Intuition

“[A]t the very start, I made a grave error. I permitted my feeling—my very strong feeling about the letter to remain a mere impression. I treated it as though it had been an intuition. In a well-balanced, reasoning mind there is no such thing as an intuition—an inspired guess! You can guess, of course—and a guess is either right or wrong. If it is right you call it an intuition. If it is wrong, you usually do not speak of it again. But what is often called an intuition is really an impression based on logical deduction or experience. When an expert feels that there is something wrong about a picture or a piece of furniture or the signature on a cheque he is really basing that feeling on a host of small signs and details. He has no need to go into them minutely—his experience obviates that—the net result is the definite impression that something is wrong. But it is not a guess, it is an impression based on experience.”

Hercule Poirot, [The ABC Murders]

Les femmes! They are marvellous! They invent haphazard—and by miracle they are right. Not that it is that, really. Women observe subconsciously a thousand little details, without knowing that they are doing so. Their subconscious mind adds these little things together—and they call the result intuition. Me, I am very skilled in psychology. I know these things.”

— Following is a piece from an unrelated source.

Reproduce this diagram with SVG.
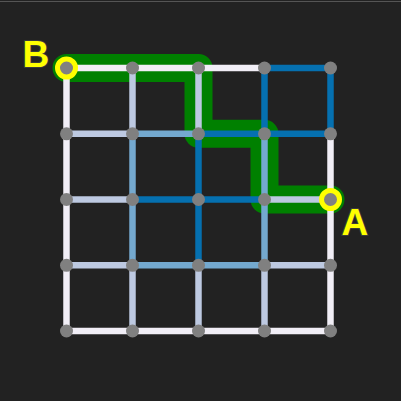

Hercule Poirot, [The Murder of Roger Ackroyd]

“One calls things by different names. I am quite ready to believe that you have noticed something, or heard something, that has definitely aroused in you anxiety. I think it possible that you yourself may not even know just what it is that you have seen or noticed or heard. You are aware only of the result. If I may so put it, you do not know what it is that you know. You may label that intuition if you like.”